Il programma di Meccaniche della Meraviglia 19 propone, inoltre, a Brescia fino al 28 settembre 2025 la personale di Luca Caccioni, a cura di Walter Guadagnini, al MO.CA – Centro per le nuove culture e l’installazione sonora We don’t end, curata da Marco Pierini, del sound artist e musicista Luca Formentini al Bunkervik; prosegue fino al 19 ottobre 2025 presso Leonesia – Fondazione Vittorio Leonesio, a Puegnago del Garda, la mostra di Corrado Bonomi, Il Cardellino, a cura di Alberto Fiz.

 

Marion Baruch. Note biografiche

Nata in Romania nel 1929 da genitori di origine ungherese, Baruch studia per un anno all’Accademia di Belle Arti di Bucarest prima di trasferirsi alla Bezalel Academy of Arts and Design di Gerusalemme, dove segue i corsi di Mordecai Ardon, pittore e artista del Bauhaus.
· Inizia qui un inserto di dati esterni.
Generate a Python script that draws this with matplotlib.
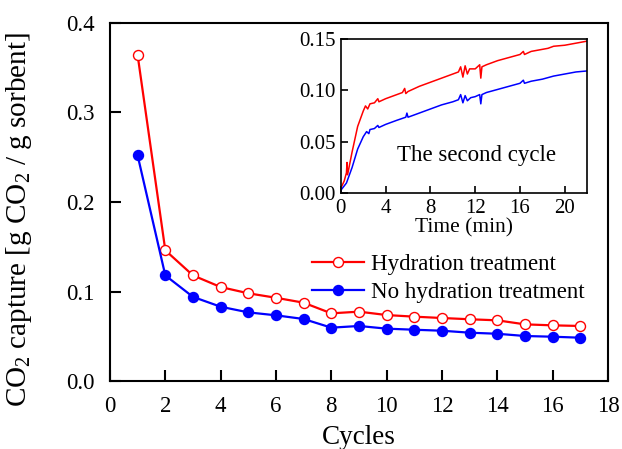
import matplotlib
matplotlib.use("Agg")
import matplotlib.pyplot as plt

plt.rcParams['font.family'] = ['Liberation Serif', 'DejaVu Serif']
plt.rcParams['mathtext.fontset'] = 'custom'
plt.rcParams['mathtext.rm'] = 'Liberation Serif'
plt.rcParams['mathtext.it'] = 'Liberation Serif:italic'

# Main plot data: CO2 capture per cycle
cycles = list(range(1, 18))
hydration = [0.364, 0.146, 0.118, 0.105, 0.098, 0.093, 0.0875, 0.0756, 0.0775,
             0.0737, 0.0719, 0.0704, 0.069, 0.0678, 0.0633, 0.0622, 0.0615]
no_hydration = [0.252, 0.118, 0.094, 0.083, 0.0767, 0.0734, 0.0693, 0.0596, 0.0615,
                0.0585, 0.0573, 0.0562, 0.054, 0.0528, 0.0503, 0.0495, 0.0484]

# Inset data: second cycle uptake vs time (min)
t_red = [0, 0.3, 0.5, 0.55, 0.6, 1.0, 1.5, 2.0, 2.2, 2.4, 2.6, 3.0, 3.3, 3.4, 4.0,
         5.0, 5.5, 5.7, 5.8, 6.0, 7.0, 8.0, 9.0, 10.0, 10.5, 10.7, 10.9, 11.1, 11.3,
         11.5, 12.0, 12.4, 12.5, 12.6, 13.0, 14.0, 15.0, 16.0, 16.3, 16.4, 17.0, 18.0,
         18.5, 19.0, 20.0, 21.0, 22.0]
q_red = [0.005, 0.012, 0.020, 0.030, 0.018, 0.040, 0.065, 0.080, 0.085, 0.082, 0.087,
         0.088, 0.092, 0.089, 0.092, 0.096, 0.098, 0.102, 0.097, 0.099, 0.104, 0.108,
         0.112, 0.116, 0.118, 0.123, 0.113, 0.124, 0.116, 0.121, 0.121, 0.125, 0.112,
         0.123, 0.125, 0.129, 0.132, 0.135, 0.138, 0.135, 0.138, 0.140, 0.141, 0.143,
         0.144, 0.146, 0.148]
t_blue = [0, 0.5, 1.0, 1.5, 2.0, 2.3, 2.5, 2.6, 3.0, 3.3, 3.4, 4.0, 5.0, 5.8, 5.9,
          6.0, 7.0, 8.0, 9.0, 10.0, 10.5, 10.7, 10.9, 11.1, 11.3, 11.6, 12.0, 12.4,
          12.5, 12.6, 13.0, 14.0, 15.0, 16.0, 16.3, 16.4, 17.0, 18.0, 19.0, 20.0,
          21.0, 22.0]
q_blue = [0.003, 0.010, 0.025, 0.043, 0.055, 0.060, 0.058, 0.062, 0.063, 0.066, 0.064,
          0.067, 0.071, 0.074, 0.078, 0.074, 0.078, 0.082, 0.086, 0.089, 0.091, 0.096,
          0.088, 0.095, 0.090, 0.093, 0.094, 0.096, 0.087, 0.096, 0.098, 0.101, 0.104,
          0.107, 0.110, 0.107, 0.109, 0.111, 0.114, 0.116, 0.118, 0.119]

red = '#ff0000'
blue = '#0000ff'

fig = plt.figure(figsize=(6.22, 4.49), dpi=100)
ax = fig.add_axes([0.1768, 0.1514, 0.8007, 0.7974])

ax.plot(cycles, hydration, '-o', color=red, lw=1.6, ms=7.2, mfc='white', mec=red,
        mew=1.0, label='Hydration treatment')
ax.plot(cycles, no_hydration, '-o', color=blue, lw=1.6, ms=7.2, mfc=blue, mec=blue,
        label='No hydration treatment')

ax.set_xlim(0, 18)
ax.set_ylim(0, 0.4)
ax.set_xticks(range(0, 19, 2))
ax.set_yticks([0.0, 0.1, 0.2, 0.3, 0.4])
ax.set_yticklabels(['0.0', '0.1', '0.2', '0.3', '0.4'])
ax.tick_params(direction='in', length=8, width=1.5, labelsize=16.5, pad=11,
               top=False, right=False)
for s in ax.spines.values():
    s.set_linewidth(1.5)
ax.set_xlabel('Cycles', fontsize=19.5)
ax.xaxis.set_label_coords(0.5, -0.122)
ax.set_ylabel('CO$_2$ capture [g CO$_2$ / g sorbent]', fontsize=21)
ax.yaxis.set_label_coords(-0.152, 0.45)

ax.legend(loc='center left', bbox_to_anchor=(0.405, 0.286), frameon=False,
          fontsize=16.5, borderpad=0, borderaxespad=0, handlelength=2.3,
          handletextpad=0.3, labelspacing=0.3)

# Inset
ins = fig.add_axes([0.548, 0.5695, 0.396, 0.3435])
ins.plot(t_red, q_red, color=red, lw=1.1)
ins.plot(t_blue, q_blue, color=blue, lw=1.1)
ins.set_xlim(0, 22)
ins.set_ylim(0, 0.15)
ins.set_xticks(range(0, 21, 4))
ins.set_yticks([0.0, 0.05, 0.10, 0.15])
ins.set_yticklabels(['0.00', '0.05', '0.10', '0.15'])
ins.tick_params(direction='in', length=5, width=1.2, labelsize=15, pad=4,
                top=False, right=False)
for s in ins.spines.values():
    s.set_linewidth(1.2)
ins.set_xlabel('Time (min)', fontsize=15.5, labelpad=0)
ins.text(12.1, 0.037, 'The second cycle', ha='center', va='center', fontsize=16.5)

fig.savefig('out.png', dpi=100)
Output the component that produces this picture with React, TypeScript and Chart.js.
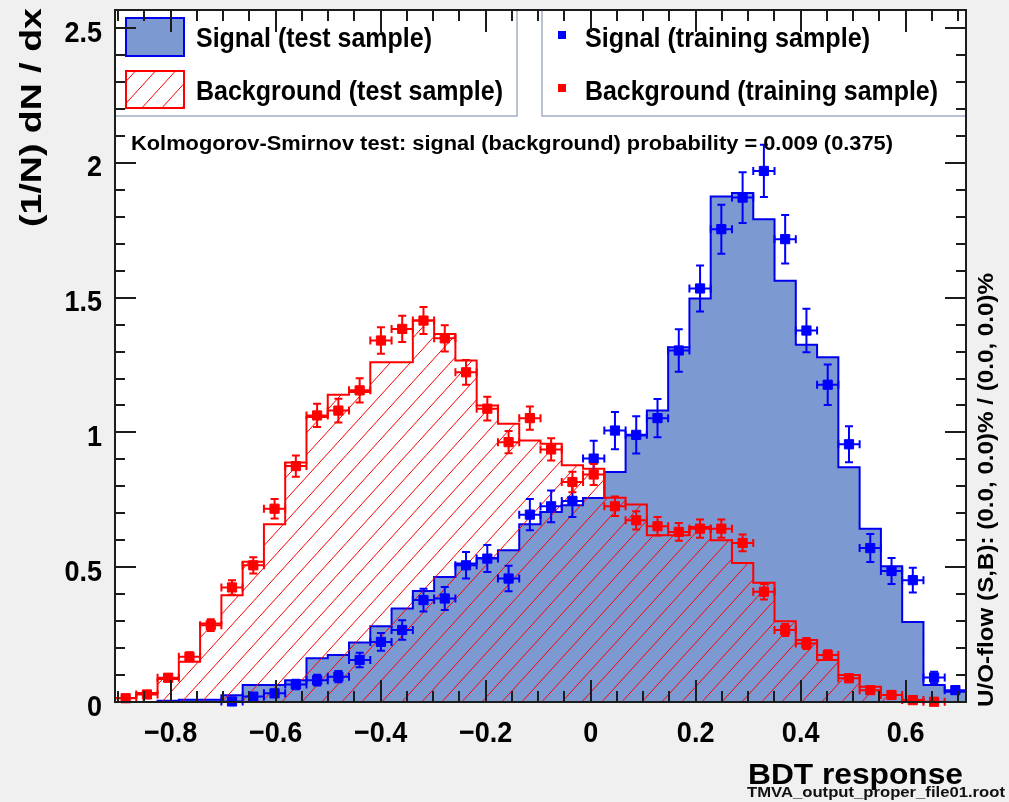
import React, { useEffect, useRef } from "react";
import { Chart, registerables } from "chart.js";

Chart.register(...registerables);

// Axis range and binning of the BDT response histograms
const X_MIN = -0.906;
const X_MAX = 0.715;
const N_BINS = 40;
const Y_MIN = 0;
const Y_MAX = 2.567;

// Normalised test-sample histograms, one value per bin
const signalTest = [
  0, 0, 0.005, 0.008, 0.008, 0.025, 0.063, 0.063, 0.081, 0.162,
  0.174, 0.221, 0.281, 0.347, 0.412, 0.464, 0.514, 0.534, 0.563, 0.659,
  0.705, 0.73, 0.757, 0.853, 0.989, 1.081, 1.316, 1.497, 1.875, 1.888,
  1.791, 1.563, 1.325, 1.279, 0.871, 0.643, 0.504, 0.297, 0.063, 0.038,
];
const backgroundTest = [
  0.015, 0.033, 0.085, 0.149, 0.291, 0.396, 0.52, 0.659, 0.888, 1.057,
  1.14, 1.15, 1.26, 1.26, 1.415, 1.365, 1.267, 1.1, 1.032, 0.97,
  0.958, 0.878, 0.865, 0.758, 0.733, 0.619, 0.619, 0.649, 0.6, 0.516,
  0.442, 0.3, 0.23, 0.156, 0.1, 0.057, 0.026, 0.004, 0, 0,
];

// Training samples drawn as points with errors; null marks an empty bin
const signalTrain = [
  null, null, null, null, null, 0.002, 0.02, 0.032, 0.065, 0.081,
  0.094, 0.156, 0.223, 0.267, 0.378, 0.384, 0.507, 0.532, 0.458, 0.695,
  0.726, 0.746, 0.903, 1.007, 0.991, 1.053, 1.304, 1.534, 1.754, 1.871,
  1.97, 1.717, 1.378, 1.177, 0.956, 0.571, 0.486, 0.452, 0.091, 0.044,
];
const signalTrainErr = [
  0, 0, 0, 0, 0, 0.01, 0.01, 0.012, 0.018, 0.02,
  0.021, 0.027, 0.033, 0.036, 0.042, 0.043, 0.049, 0.05, 0.047, 0.058,
  0.059, 0.06, 0.066, 0.069, 0.069, 0.071, 0.079, 0.085, 0.091, 0.094,
  0.097, 0.09, 0.081, 0.075, 0.067, 0.052, 0.048, 0.046, 0.021, 0.014,
];
const backgroundTrain = [
  0.014, 0.028, 0.09, 0.168, 0.285, 0.425, 0.507, 0.717, 0.875, 1.063,
  1.081, 1.156, 1.341, 1.384, 1.415, 1.349, 1.223, 1.088, 0.964, 1.053,
  0.937, 0.816, 0.844, 0.726, 0.674, 0.652, 0.631, 0.643, 0.643, 0.59,
  0.409, 0.267, 0.217, 0.174, 0.088, 0.044, 0.026, 0.007, 0.001, null,
];
const backgroundTrainErr = [
  0.005, 0.007, 0.013, 0.017, 0.022, 0.027, 0.03, 0.036, 0.039, 0.043,
  0.044, 0.045, 0.049, 0.049, 0.05, 0.049, 0.046, 0.044, 0.041, 0.043,
  0.041, 0.038, 0.039, 0.036, 0.034, 0.034, 0.033, 0.034, 0.034, 0.031,
  0.029, 0.022, 0.02, 0.018, 0.012, 0.009, 0.007, 0.004, 0.001, 0,
];

// Axis tick labels
const xTickValues = [-0.8, -0.6, -0.4, -0.2, 0, 0.2, 0.4, 0.6];
const xTickLabels = ["\u22120.8", "\u22120.6", "\u22120.4", "\u22120.2", "0", "0.2", "0.4", "0.6"];
const yTickValues = [0, 0.5, 1, 1.5, 2, 2.5];
const yTickLabels = ["0", "0.5", "1", "1.5", "2", "2.5"];

const legendLabels = [
  "Signal (test sample)",
  "Background (test sample)",
  "Signal (training sample)",
  "Background (training sample)",
];
const ksText = "Kolmogorov-Smirnov test: signal (background) probability = 0.009 (0.375)";
const yTitle = "(1/N) dN / dx";
const xTitle = "BDT response";
const flowText = "U/O-flow (S,B): (0.0, 0.0)% / (0.0, 0.0)%";
const fileText = "TMVA_output_proper_file01.root";

const SIG_FILL = "#7d99d1";
const SIG_LINE = "#0000ee";
const SIG_MARK = "#0000ff";
const BKG_LINE = "#ff0000";
const PAGE_BG = "#f0f0f0";
const FRAME = "#1c1c1c";
const LEGEND_BORDER = "#a4aec3";
const FONT = '"Liberation Sans", Arial, Helvetica, sans-serif';

const BW = (X_MAX - X_MIN) / N_BINS;

type Pt = { x: number; y: number; err?: number };

// Outline of a histogram: flat top across each bin, vertical steps between bins
function histPath(values: number[]): Pt[] {
  const pts: Pt[] = [];
  values.forEach((v, i) => {
    pts.push({ x: X_MIN + i * BW, y: v });
    pts.push({ x: X_MIN + (i + 1) * BW, y: v });
  });
  return pts;
}

function pointSeries(values: (number | null)[], errs: number[]): Pt[] {
  const pts: Pt[] = [];
  values.forEach((v, i) => {
    if (v !== null) pts.push({ x: X_MIN + (i + 0.5) * BW, y: v, err: errs[i] });
  });
  return pts;
}

function makeHatch(): CanvasPattern | string {
  const w = 20;
  const h = 22;
  const c = document.createElement("canvas");
  c.width = w;
  c.height = h;
  const g = c.getContext("2d");
  if (!g) return "rgba(255,0,0,0.2)";
  g.strokeStyle = BKG_LINE;
  g.lineWidth = 1;
  for (const k of [-1, 0, 1]) {
    g.beginPath();
    g.moveTo(k * w, h);
    g.lineTo(k * w + w, 0);
    g.stroke();
  }
  return g.createPattern(c, "repeat") || "rgba(255,0,0,0.2)";
}

// Text squeezed or stretched horizontally to a given width
function fitText(
  ctx: CanvasRenderingContext2D,
  text: string,
  x: number,
  y: number,
  font: string,
  width: number,
  align: "left" | "right" | "center" = "left",
  color = "#000",
  rotate = 0
) {
  ctx.save();
  ctx.font = font;
  ctx.fillStyle = color;
  ctx.textBaseline = "alphabetic";
  ctx.textAlign = "left";
  const w = ctx.measureText(text).width || 1;
  ctx.translate(x, y);
  if (rotate) ctx.rotate(rotate);
  let x0 = 0;
  if (align === "right") x0 = -width;
  else if (align === "center") x0 = -width / 2;
  ctx.translate(x0, 0);
  ctx.scale(width / w, 1);
  ctx.fillText(text, 0, 0);
  ctx.restore();
}

function scaledText(
  ctx: CanvasRenderingContext2D,
  text: string,
  x: number,
  y: number,
  font: string,
  sx: number,
  align: "left" | "right" | "center"
) {
  ctx.save();
  ctx.font = font;
  ctx.fillStyle = "#000";
  ctx.textBaseline = "alphabetic";
  ctx.textAlign = align;
  ctx.translate(x, y);
  ctx.scale(sx, 1);
  ctx.fillText(text, 0, 0);
  ctx.restore();
}

export default function App() {
  const canvasRef = useRef<HTMLCanvasElement | null>(null);

  useEffect(() => {
    const canvas = canvasRef.current;
    if (!canvas) return;
    const hatch = makeHatch();

    const backdrop = {
      id: "backdrop",
      beforeDraw(chart: any) {
        const { ctx, chartArea: a } = chart;
        ctx.save();
        ctx.fillStyle = PAGE_BG;
        ctx.fillRect(0, 0, chart.width, chart.height);
        ctx.fillStyle = "#ffffff";
        ctx.fillRect(a.left, a.top, a.right - a.left, a.bottom - a.top);
        ctx.restore();
      },
    };

    const errorBars = {
      id: "errorBars",
      beforeDatasetDraw(chart: any, args: any) {
        const ds = chart.data.datasets[args.index];
        if (!ds.errorColor) return;
        const { ctx, scales } = chart;
        const xs = scales.x;
        const ys = scales.y;
        const cap = 4;
        ctx.save();
        ctx.strokeStyle = ds.errorColor;
        ctx.lineWidth = 2;
        for (const p of ds.data as Pt[]) {
          const px = xs.getPixelForValue(p.x);
          const py = ys.getPixelForValue(p.y);
          const xl = xs.getPixelForValue(p.x - BW / 2);
          const xr = xs.getPixelForValue(p.x + BW / 2);
          const e = p.err || 0;
          const yt = ys.getPixelForValue(p.y + e);
          const yb = ys.getPixelForValue(p.y - e);
          ctx.beginPath();
          ctx.moveTo(xl, py);
          ctx.lineTo(xr, py);
          ctx.moveTo(xl, py - cap);
          ctx.lineTo(xl, py + cap);
          ctx.moveTo(xr, py - cap);
          ctx.lineTo(xr, py + cap);
          if (e > 0) {
            ctx.moveTo(px, yt);
            ctx.lineTo(px, yb);
            ctx.moveTo(px - cap, yt);
            ctx.lineTo(px + cap, yt);
            ctx.moveTo(px - cap, yb);
            ctx.lineTo(px + cap, yb);
          }
          ctx.stroke();
        }
        ctx.restore();
      },
    };

    const legendAndNotes = {
      id: "legendAndNotes",
      afterDatasetsDraw(chart: any) {
        const { ctx, chartArea: a } = chart;
        ctx.save();
        // left legend (test samples)
        ctx.fillStyle = "#ffffff";
        ctx.fillRect(a.left, a.top, 517 - a.left, 116 - a.top);
        ctx.strokeStyle = LEGEND_BORDER;
        ctx.lineWidth = 1.5;
        ctx.strokeRect(a.left, a.top, 517 - a.left, 116 - a.top);
        // right legend (training samples)
        ctx.fillRect(542, a.top, a.right - 542, 116 - a.top);
        ctx.strokeRect(542, a.top, a.right - 542, 116 - a.top);

        ctx.lineWidth = 2;
        ctx.fillStyle = SIG_FILL;
        ctx.fillRect(126, 18, 58, 38);
        ctx.strokeStyle = SIG_LINE;
        ctx.strokeRect(126, 18, 58, 38);

        ctx.fillStyle = "#ffffff";
        ctx.fillRect(126, 71, 58, 37);
        ctx.fillStyle = hatch as any;
        ctx.fillRect(126, 71, 58, 37);
        ctx.strokeStyle = BKG_LINE;
        ctx.strokeRect(126, 71, 58, 37);

        ctx.fillStyle = SIG_MARK;
        ctx.fillRect(558, 31, 8, 8);
        ctx.fillStyle = BKG_LINE;
        ctx.fillRect(558, 84, 8, 8);
        ctx.restore();

        const lf = `bold 28px ${FONT}`;
        fitText(ctx, legendLabels[0], 196, 47, lf, 236);
        fitText(ctx, legendLabels[1], 196, 100, lf, 307);
        fitText(ctx, legendLabels[2], 585, 47, lf, 285);
        fitText(ctx, legendLabels[3], 585, 100, lf, 353);

        fitText(ctx, ksText, 131, 150, `bold 20px ${FONT}`, 762);
      },
    };

    const frameAndAxes = {
      id: "frameAndAxes",
      afterDraw(chart: any) {
        const { ctx, chartArea: a, scales } = chart;
        const xs = scales.x;
        const ys = scales.y;
        ctx.save();
        ctx.strokeStyle = FRAME;
        ctx.lineWidth = 2;
        const seg = (x1: number, y1: number, x2: number, y2: number) => {
          ctx.beginPath();
          ctx.moveTo(x1, y1);
          ctx.lineTo(x2, y2);
          ctx.stroke();
        };
        // x ticks every 0.05, major every 0.2
        for (let k = Math.ceil(X_MIN / 0.05 - 1e-9); k * 0.05 <= X_MAX + 1e-9; k++) {
          const px = Math.round(xs.getPixelForValue(k * 0.05));
          const len = k % 4 === 0 ? 22 : 11;
          seg(px, a.bottom, px, a.bottom - len);
          seg(px, a.top, px, a.top + len);
        }
        // y ticks every 0.1, major every 0.5
        for (let k = 0; k * 0.1 <= Y_MAX + 1e-9; k++) {
          const py = Math.round(ys.getPixelForValue(k * 0.1));
          const len = k % 5 === 0 ? 21 : 10;
          seg(a.left, py, a.left + len, py);
          seg(a.right, py, a.right - len, py);
        }
        ctx.strokeRect(a.left, a.top, a.right - a.left, a.bottom - a.top);
        ctx.restore();

        const tf = `bold 30px ${FONT}`;
        xTickValues.forEach((v, i) => {
          scaledText(ctx, xTickLabels[i], xs.getPixelForValue(v), 742, tf, 0.9, "center");
        });
        yTickValues.forEach((v, i) => {
          scaledText(ctx, yTickLabels[i], 102, ys.getPixelForValue(v) + 13.5, tf, 0.9, "right");
        });

        fitText(ctx, yTitle, 41, 227, `bold 29px ${FONT}`, 219, "left", "#000", -Math.PI / 2);
        fitText(ctx, xTitle, 963, 784, `bold 30px ${FONT}`, 215, "right");
        fitText(ctx, flowText, 993, 707, `bold 22px ${FONT}`, 434, "left", "#000", -Math.PI / 2);
        fitText(ctx, fileText, 747, 797, `bold 15px ${FONT}`, 258, "left", "#111");
      },
    };

    const chart = new Chart(canvas, {
      type: "line",
      data: {
        datasets: [
          {
            type: "line",
            label: legendLabels[0],
            data: histPath(signalTest),
            borderColor: SIG_LINE,
            backgroundColor: SIG_FILL,
            borderWidth: 2,
            pointRadius: 0,
            tension: 0,
            fill: "origin",
            order: 4,
          },
          {
            type: "line",
            label: legendLabels[1],
            data: histPath(backgroundTest),
            borderColor: BKG_LINE,
            backgroundColor: hatch as any,
            borderWidth: 2,
            pointRadius: 0,
            tension: 0,
            fill: "origin",
            order: 3,
          },
          {
            type: "scatter",
            label: legendLabels[2],
            data: pointSeries(signalTrain, signalTrainErr),
            errorColor: SIG_MARK,
            pointStyle: "rect",
            pointRadius: 6.5,
            borderWidth: 1,
            borderColor: SIG_MARK,
            backgroundColor: SIG_MARK,
            clip: false,
            order: 2,
          } as any,
          {
            type: "scatter",
            label: legendLabels[3],
            data: pointSeries(backgroundTrain, backgroundTrainErr),
            errorColor: BKG_LINE,
            pointStyle: "rect",
            pointRadius: 6.5,
            borderWidth: 1,
            borderColor: BKG_LINE,
            backgroundColor: BKG_LINE,
            clip: false,
            order: 1,
          } as any,
        ],
      },
      options: {
        animation: false,
        responsive: false,
        devicePixelRatio: 1,
        events: [],
        layout: { padding: { left: 115, top: 10, right: 43, bottom: 100 } },
        scales: {
          x: { type: "linear", min: X_MIN, max: X_MAX, display: false },
          y: { type: "linear", min: Y_MIN, max: Y_MAX, display: false },
        },
        plugins: {
          legend: { display: false },
          tooltip: { enabled: false },
        },
      },
      plugins: [backdrop, errorBars, legendAndNotes, frameAndAxes],
    });

    return () => chart.destroy();
  }, []);

  return (
    <div
      style={{
        position: "fixed",
        left: 0,
        top: 0,
        width: 1009,
        height: 802,
        background: PAGE_BG,
      }}
    >
      <canvas ref={canvasRef} width={1009} height={802} style={{ display: "block" }} />
    </div>
  );
}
All’età di 24 anni tiene la sua prima mostra presso il Micra Studio di Tel Aviv, grazie alla quale ottiene una borsa di studio che le consente di recarsi in Italia. A partire dal 1955 studia all’Accademia di Belle Arti di Roma. Inoltre, Baruch lavora con pionieri del design tra i quali A. G. Fronzoni (1969-70) e Dino Gavina, con il quale sviluppa due oggetti di design radicale, Ron Ron e Lorenz, appartenenti alla serie Ultramobile. Negli anni Novanta inizia a firmare le sue opere con lo pseudonimo di NAME DIFFUSION, iscritta come società nel registro delle imprese, con la quale realizza diversi progetti e attività come collettivo di artisti. Dal 1993 al 2010 Marion Baruch vive e lavora a Parigi, per poi tornare in Italia, dove tutt’ora risiede ed opera.

Le sue opere più recenti perseguono la ricerca dialettica tra arte e società, affrontando temi legati al corpo, al linguaggio e al consumo eccessivo di risorse. Attraverso gli scarti dell’industria della moda, le sue “sculture tessili” introducono un dialogo tra due forze immateriali: lo spazio e la memoria.

Oltre ad essere esposte in istituzioni internazionali quali il Center for Contemporary Art (Tel Aviv-Yafo), il Museo Nazionale d’Arte Contemporanea della Romania (Bucarest), il Centre Pompidou (Parigi) e molte altre, le sue opere si trovano anche nelle collezioni di: Kunstmuseum Luzern (Svizzera), MAMCO (Ginevra), Roche Art Collection (Basilea), Musée d’Art Moderne de la Ville de Paris (Francia), Triennale (Milano), Galleria Nazionale d’Arte Moderna e Contemporanea (Roma), Museion (Bolzano), Groninger Museum (Olanda), Turner Contemporary (Margate), Kunsthalle Friart Fribourg (Svizzera) e MA*GA (Gallarate). La sua opera è oggi al centro di un’attenta ricerca scientifica e di un paziente lavoro di catalogazione e archiviazione condotto dalla nipote, Beatrice Cuccirelli, che è tra le curatrici della mostra bresciana.